Information supplied:
###
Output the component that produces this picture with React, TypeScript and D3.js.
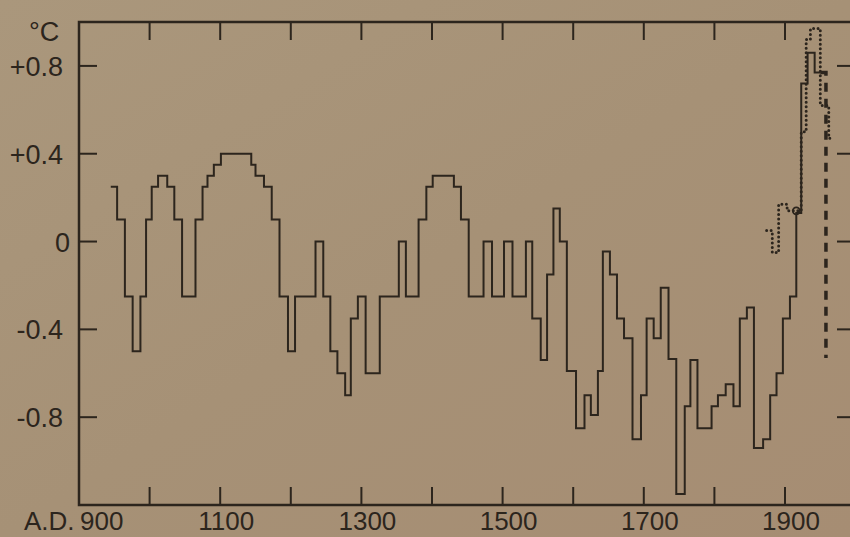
import React from 'react';
import * as d3 from 'd3';

// Main (solid) series: step starts (year) and temperature anomaly (°C)
const mainYears = [
  945, 954, 965, 976, 987, 995, 1003, 1012, 1025, 1035, 1046, 1065, 1075, 1082, 1091, 1101,
  1144, 1150, 1162, 1173, 1184, 1196, 1206, 1235, 1246, 1256, 1266, 1277, 1285, 1295, 1306,
  1326, 1353, 1363, 1381, 1392, 1401, 1431, 1441, 1452, 1473, 1485, 1502, 1514, 1533, 1542,
  1554, 1563, 1572, 1581, 1591, 1604, 1616, 1625, 1635, 1642, 1652, 1662, 1672, 1684, 1696,
  1704, 1714, 1724, 1735, 1746, 1758, 1766, 1776, 1796, 1805, 1816, 1827, 1836, 1846, 1856,
  1869, 1879, 1888, 1897, 1907, 1916, 1923, 1932, 1942,
];
const mainTemps = [
  0.25, 0.1, -0.25, -0.5, -0.25, 0.1, 0.25, 0.3, 0.25, 0.1, -0.25, 0.1, 0.25, 0.3, 0.35, 0.4,
  0.35, 0.3, 0.25, 0.1, -0.25, -0.5, -0.25, 0.0, -0.25, -0.5, -0.6, -0.7, -0.35, -0.25, -0.6,
  -0.25, 0.0, -0.25, 0.1, 0.25, 0.3, 0.25, 0.1, -0.25, 0.0, -0.25, 0.0, -0.25, 0.0, -0.35,
  -0.54, -0.15, 0.15, 0.0, -0.59, -0.85, -0.7, -0.79, -0.59, -0.045, -0.15, -0.35, -0.44, -0.9, -0.7,
  -0.35, -0.44, -0.21, -0.535, -1.15, -0.75, -0.54, -0.85, -0.75, -0.7, -0.65, -0.75, -0.35, -0.3, -0.94,
  -0.9, -0.7, -0.6, -0.35, -0.25, 0.13, 0.72, 0.86, 0.77,
];
const mainEnd = 1950;

// Dotted series
const dotYears = [1874, 1882, 1891, 1903, 1923, 1930, 1936, 1950, 1962];
const dotTemps = [0.05, -0.05, 0.17, 0.14, 0.5, 0.92, 0.97, 0.62, 0.47];
const dotEnd = 1966;

// Dashed series
const dashYears = [1950, 1958];
const dashTemps = [0.77, -0.53];

const yTicks = [0.8, 0.4, 0, -0.4, -0.8];
const yTickLabels = ['+0.8', '+0.4', '0', '-0.4', '-0.8'];
const xTicks = [1000, 1100, 1200, 1300, 1400, 1500, 1600, 1700, 1800, 1900];
const xLabels = [1100, 1300, 1500, 1700, 1900];

const W = 850;
const H = 537;
const INK = '#2c251d';
const FONT = '"Liberation Sans", Arial, sans-serif';

export default function App() {
  const x = d3.scaleLinear().domain([900, 2000]).range([79, 79 + 1100 * 0.706]);
  const y = d3.scaleLinear().domain([-1.2, 1.0]).range([505, 22]);

  const step = d3
    .line<[number, number]>()
    .x((d) => x(d[0]))
    .y((d) => y(d[1]))
    .curve(d3.curveStepAfter);

  const mainPts: [number, number][] = mainYears.map((yr, i) => [yr, mainTemps[i]]);
  mainPts.push([mainEnd, mainTemps[mainTemps.length - 1]]);
  const dotPts: [number, number][] = dotYears.map((yr, i) => [yr, dotTemps[i]]);
  dotPts.push([dotEnd, dotTemps[dotTemps.length - 1]]);
  const dashPts: [number, number][] = dashYears.map((yr, i) => [yr, dashTemps[i]]);

  const x0 = x(900);
  const x1 = x(2000);
  const yTop = y(1.0);
  const yBot = y(-1.2);
  const tl = 18;
  const rightTickStart = 837;

  return (
    <svg
      width={W}
      height={H}
      style={{ position: 'absolute', left: 0, top: 0 }}
      xmlns="http://www.w3.org/2000/svg"
    >
      <defs>
        <linearGradient id="paper" x1="0" y1="0" x2="1" y2="1">
          <stop offset="0" stopColor="#aa977c" />
          <stop offset="0.5" stopColor="#a69176" />
          <stop offset="1" stopColor="#a68d73" />
        </linearGradient>
      </defs>
      <rect x={0} y={0} width={W} height={H} fill="url(#paper)" />

      {/* frame (right border lies beyond the picture) */}
      <path
        d={`M${x1},${yTop} L${x0},${yTop} L${x0},${yBot} L${x1},${yBot}`}
        fill="none"
        stroke={INK}
        strokeWidth={2.5}
      />

      {/* x ticks top & bottom */}
      {xTicks.map((t) => (
        <g key={t}>
          <line x1={x(t)} x2={x(t)} y1={yTop} y2={yTop + tl} stroke={INK} strokeWidth={2} />
          <line x1={x(t)} x2={x(t)} y1={yBot} y2={yBot - tl} stroke={INK} strokeWidth={2} />
        </g>
      ))}

      {/* y ticks left & right */}
      {yTicks.map((t) => (
        <g key={t}>
          <line x1={x0} x2={x0 + tl} y1={y(t)} y2={y(t)} stroke={INK} strokeWidth={2} />
          <line x1={W + 5} x2={rightTickStart} y1={y(t)} y2={y(t)} stroke={INK} strokeWidth={2} />
        </g>
      ))}

      {/* y labels */}
      {yTicks.map((t, i) => (
        <text
          key={t}
          x={t === 0 ? 70 : 63}
          y={y(t) + 10}
          textAnchor="end"
          fontFamily={FONT}
          fontSize={27}
          fill={INK}
        >
          {yTickLabels[i]}
        </text>
      ))}
      <text x={29} y={41} fontFamily={FONT} fontSize={27} fill={INK}>
        °C
      </text>

      {/* x labels */}
      <text x={24} y={530} fontFamily={FONT} fontSize={26} fill={INK}>
        A.D.
      </text>
      <text x={x0 + 1} y={530} fontFamily={FONT} fontSize={26} fill={INK}>
        900
      </text>
      {xLabels.map((t) => (
        <text
          key={t}
          x={x(t) + 6}
          y={530}
          textAnchor="middle"
          fontFamily={FONT}
          fontSize={26}
          fill={INK}
        >
          {t}
        </text>
      ))}

      {/* series */}
      <path d={step(mainPts) || ''} fill="none" stroke={INK} strokeWidth={2} />
      <path
        d={step(dotPts) || ''}
        fill="none"
        stroke={INK}
        strokeWidth={3}
        strokeLinecap="round"
        strokeDasharray="0 4.5"
      />
      <path
        d={step(dashPts) || ''}
        fill="none"
        stroke={INK}
        strokeWidth={3.5}
        strokeDasharray="9 7"
      />
      <circle cx={x(1916)} cy={y(0.14)} r={3.5} fill="none" stroke={INK} strokeWidth={1.8} />
    </svg>
  );
}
###
What is needed:
Provide the count, and nothing else, of lines in the data above where the word "React" occurs.

Finished exercise:
2